In the event, the Commission recommended instead that Petain’s marker remain in place. Its report, issued last week, says that the panel, “noted two critical points when reviewing the available information: first, the Petain marker is one part of a project designed as a whole to acknowledge the history of parades along Broadway; and second, the project accurately records a chronology of events in place. The Commission’s discussions first considered historical accuracy and then the nature of the memorialization. The Commission believes that if a marker is accurate, and not celebratory of egregious values or actions, it should not be removed.”
In this context, the Petain marker was deemed to be a chronological and documentary artifact, rather than one that was lauded its subject. The report also raised the questions of whether, the ‘Canyon of Heroes’ [is] a set of markers or a monument in itself? Is a marker placed in the sidewalk perceived as honorific?” Additionally, a majority of the Commission’s members believed that the series of sidewalk markers along Broadway should either be left in place, in its entirety, or else removed completely.
For this reason, the Commission came up with two recommendations about the Petain plaque, and the entire series markers along the Canyon of Heroes. First, “a majority of Commission members advocate to keep all markers in place and add context in order to reframe this list as a teachable moment (e.g., wayfinding, on-site signage, and historical information about the people for whom parades were held).” And second, the panel suggests removing, “references to the name ‘Canyon of Heroes’ from Lower Broadway, as it mischaracterizes the installation as a celebration of heroic figures who, in some cases, do not reflect contemporary values of New York City.”
The same recommendations might apply to a pair of other figures memorialized in the Canyon of Heroes sidewalk plaques, whose records the Commission did not consider.
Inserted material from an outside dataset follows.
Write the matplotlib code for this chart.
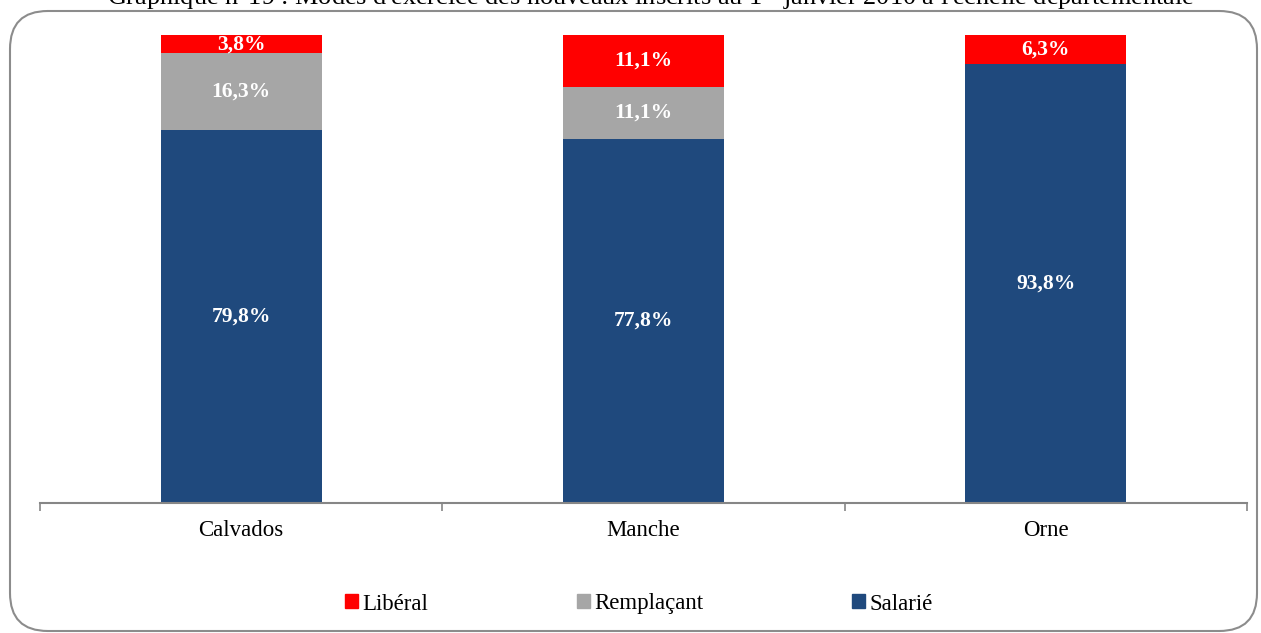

The first is Pierre Laval, who, as premier of France, was honored with a ticker tape parade along Broadway in October, 1931, just four days prior of Petain’s. But a decade later, Laval was literally Petain’s partner in crime. When the Nazi’s installed the aging general as chief of state in their French client government, they chose a younger politician, Laval, as the head of government. Like Petain, Laval was tried for treason after the war, and sentenced to death. Unlike Petain, his sentence was not commuted, and Laval was executed in 1946. What (if anything) to do about Laval’s street marker on Broadway may have been overlooked by the Commission because he is even less familiar to a modern American audience than Petain. But it would appear likely that whatever informational supplements are added to Petain’s marker would also be appropriate for Laval’s.
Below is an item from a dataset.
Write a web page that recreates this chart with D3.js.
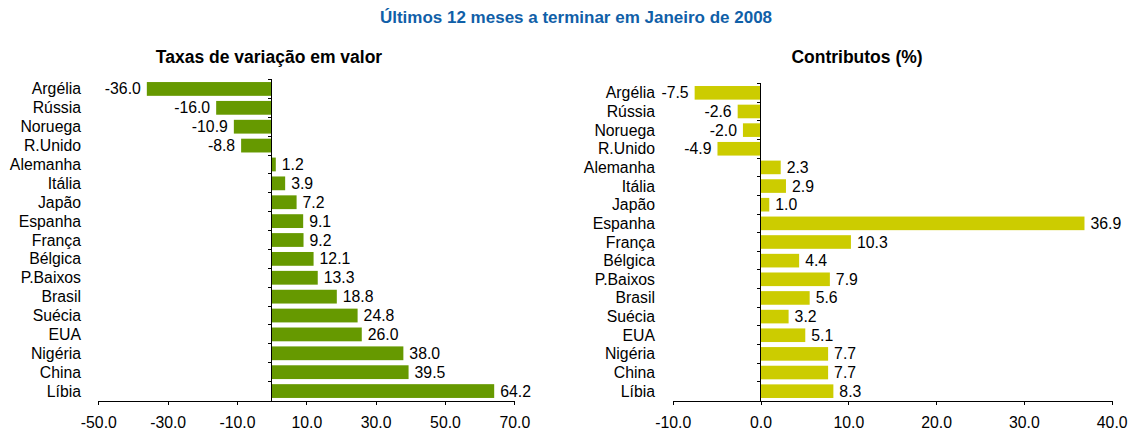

A third case is far better known than either Petain’s or Laval’s, but also far more fraught with ambiguity. Aviator Charles Lindbergh was honored with a ticker tape parade in June, 1927, in recognition of his history-making solo flight across the Atlantic Ocean a few years earlier. The event drew an enraptured crowd of almost four million people. A decade later, however, Lindbergh became a leading advocate for leaving Western Europe to its fate at the hands of the Nazis. In 1938, he accepted a medal, the Service Cross of the German Eagle, from Hermann Goering, who presented it on behalf of Adolf Hitler. Lindbergh also made a series of speeches as the war engulfed Europe, and as American involvement drew nearer, invoking vile anti-Semitic tropes. A few weeks before Pearl Harbor, he said of American Jews, “their greatest danger to this country lies in their large ownership and influence in our motion pictures, our press, our radio and our Government.”
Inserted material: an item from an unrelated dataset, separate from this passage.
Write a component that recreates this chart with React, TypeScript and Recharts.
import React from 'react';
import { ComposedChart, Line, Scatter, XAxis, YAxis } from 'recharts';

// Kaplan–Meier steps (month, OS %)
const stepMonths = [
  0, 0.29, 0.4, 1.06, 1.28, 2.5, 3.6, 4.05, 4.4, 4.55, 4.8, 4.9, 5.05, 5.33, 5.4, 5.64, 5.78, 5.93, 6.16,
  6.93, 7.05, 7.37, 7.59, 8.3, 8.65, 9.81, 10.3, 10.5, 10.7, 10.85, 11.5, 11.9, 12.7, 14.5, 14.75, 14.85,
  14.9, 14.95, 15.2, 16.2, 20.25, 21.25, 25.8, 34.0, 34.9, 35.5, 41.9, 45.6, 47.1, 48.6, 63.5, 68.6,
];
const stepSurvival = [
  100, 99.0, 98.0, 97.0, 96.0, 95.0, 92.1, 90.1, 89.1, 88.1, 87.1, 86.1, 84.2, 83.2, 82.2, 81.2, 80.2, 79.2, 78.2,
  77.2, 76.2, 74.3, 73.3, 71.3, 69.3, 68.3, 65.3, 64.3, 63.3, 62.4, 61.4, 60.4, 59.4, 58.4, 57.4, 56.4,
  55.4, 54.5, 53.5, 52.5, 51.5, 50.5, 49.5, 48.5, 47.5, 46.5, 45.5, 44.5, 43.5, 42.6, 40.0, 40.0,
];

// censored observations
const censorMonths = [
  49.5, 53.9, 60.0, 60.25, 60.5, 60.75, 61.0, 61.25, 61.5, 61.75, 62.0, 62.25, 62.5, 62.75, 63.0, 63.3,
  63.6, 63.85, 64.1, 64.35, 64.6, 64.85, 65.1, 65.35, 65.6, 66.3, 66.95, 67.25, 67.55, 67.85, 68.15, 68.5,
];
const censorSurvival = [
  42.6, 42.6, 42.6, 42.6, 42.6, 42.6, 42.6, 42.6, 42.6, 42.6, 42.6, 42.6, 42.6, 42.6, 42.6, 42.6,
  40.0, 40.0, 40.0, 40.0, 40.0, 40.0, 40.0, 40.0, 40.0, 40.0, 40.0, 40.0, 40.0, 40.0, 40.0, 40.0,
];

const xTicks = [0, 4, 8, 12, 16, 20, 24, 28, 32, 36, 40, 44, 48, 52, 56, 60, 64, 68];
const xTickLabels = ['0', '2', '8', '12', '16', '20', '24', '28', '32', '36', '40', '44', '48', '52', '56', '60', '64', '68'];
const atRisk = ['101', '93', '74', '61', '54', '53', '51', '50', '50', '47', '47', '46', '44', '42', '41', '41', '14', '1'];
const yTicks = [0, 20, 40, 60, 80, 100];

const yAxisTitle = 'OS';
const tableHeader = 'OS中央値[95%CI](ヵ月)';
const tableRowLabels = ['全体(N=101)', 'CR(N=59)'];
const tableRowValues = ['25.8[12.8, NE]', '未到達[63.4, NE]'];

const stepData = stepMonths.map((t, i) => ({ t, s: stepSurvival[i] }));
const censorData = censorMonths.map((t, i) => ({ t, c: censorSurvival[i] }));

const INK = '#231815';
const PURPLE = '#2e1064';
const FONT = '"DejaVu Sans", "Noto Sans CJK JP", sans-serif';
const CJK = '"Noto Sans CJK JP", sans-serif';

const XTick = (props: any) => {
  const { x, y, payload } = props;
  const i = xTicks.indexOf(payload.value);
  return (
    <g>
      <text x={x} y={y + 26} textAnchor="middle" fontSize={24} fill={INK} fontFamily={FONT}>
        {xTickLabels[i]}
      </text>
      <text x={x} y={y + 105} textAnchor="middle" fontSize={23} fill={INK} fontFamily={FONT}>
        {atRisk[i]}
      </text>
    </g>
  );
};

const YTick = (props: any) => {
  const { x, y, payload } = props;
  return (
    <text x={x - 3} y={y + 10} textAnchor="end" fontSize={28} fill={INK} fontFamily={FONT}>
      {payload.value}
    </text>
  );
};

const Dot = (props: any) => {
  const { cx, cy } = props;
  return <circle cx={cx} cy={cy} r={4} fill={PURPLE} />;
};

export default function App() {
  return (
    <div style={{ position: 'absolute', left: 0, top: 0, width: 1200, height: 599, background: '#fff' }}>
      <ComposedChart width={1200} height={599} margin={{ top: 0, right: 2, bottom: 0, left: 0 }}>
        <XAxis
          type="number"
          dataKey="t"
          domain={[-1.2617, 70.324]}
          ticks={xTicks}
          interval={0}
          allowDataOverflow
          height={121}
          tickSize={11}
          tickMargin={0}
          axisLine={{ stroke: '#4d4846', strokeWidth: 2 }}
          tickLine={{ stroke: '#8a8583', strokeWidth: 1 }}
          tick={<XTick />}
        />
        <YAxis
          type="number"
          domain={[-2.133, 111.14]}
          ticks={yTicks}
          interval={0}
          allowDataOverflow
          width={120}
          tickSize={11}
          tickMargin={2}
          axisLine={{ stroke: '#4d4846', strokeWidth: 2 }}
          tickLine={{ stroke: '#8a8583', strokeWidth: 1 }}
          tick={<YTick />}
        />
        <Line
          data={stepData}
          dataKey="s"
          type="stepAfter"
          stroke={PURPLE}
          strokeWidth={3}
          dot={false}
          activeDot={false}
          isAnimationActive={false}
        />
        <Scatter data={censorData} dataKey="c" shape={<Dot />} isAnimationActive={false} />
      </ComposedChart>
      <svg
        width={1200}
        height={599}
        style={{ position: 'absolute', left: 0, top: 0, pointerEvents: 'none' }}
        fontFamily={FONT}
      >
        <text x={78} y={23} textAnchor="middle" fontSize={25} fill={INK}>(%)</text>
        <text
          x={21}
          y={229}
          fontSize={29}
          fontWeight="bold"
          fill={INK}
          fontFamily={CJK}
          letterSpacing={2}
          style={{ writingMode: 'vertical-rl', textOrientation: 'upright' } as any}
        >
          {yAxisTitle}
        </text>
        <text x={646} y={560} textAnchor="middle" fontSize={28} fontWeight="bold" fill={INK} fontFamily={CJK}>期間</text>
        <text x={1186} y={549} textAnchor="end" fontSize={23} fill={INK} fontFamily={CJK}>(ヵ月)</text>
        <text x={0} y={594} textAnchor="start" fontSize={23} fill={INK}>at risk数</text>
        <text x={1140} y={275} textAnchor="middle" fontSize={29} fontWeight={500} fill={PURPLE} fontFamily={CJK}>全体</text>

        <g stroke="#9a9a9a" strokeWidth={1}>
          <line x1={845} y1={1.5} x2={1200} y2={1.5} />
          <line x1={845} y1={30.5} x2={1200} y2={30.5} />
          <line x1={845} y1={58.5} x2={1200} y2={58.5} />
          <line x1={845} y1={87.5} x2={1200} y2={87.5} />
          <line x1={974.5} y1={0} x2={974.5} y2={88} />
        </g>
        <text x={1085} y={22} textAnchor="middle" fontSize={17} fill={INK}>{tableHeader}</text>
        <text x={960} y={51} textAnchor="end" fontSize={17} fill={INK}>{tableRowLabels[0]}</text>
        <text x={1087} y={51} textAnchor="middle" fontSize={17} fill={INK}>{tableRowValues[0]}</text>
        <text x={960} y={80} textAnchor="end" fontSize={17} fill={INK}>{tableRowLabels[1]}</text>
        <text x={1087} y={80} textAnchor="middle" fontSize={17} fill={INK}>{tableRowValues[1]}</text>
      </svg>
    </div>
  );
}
Reconciling Lindbergh’s enormous achievement as a pilot with his appalling stance on issues that, with benefit of hindsight, rank among the clearest moral questions of the last century, appears likely to require more than a new plaque to provide historical background — assuming it is attempted at all. But if H.G. Wells was right that, “history is a race between education and catastrophe,” perhaps erring on the side of trying to illuminate some of our past’s shadowy corners will prove more useful (albeit more difficult) than choosing self-inflicted amnesia.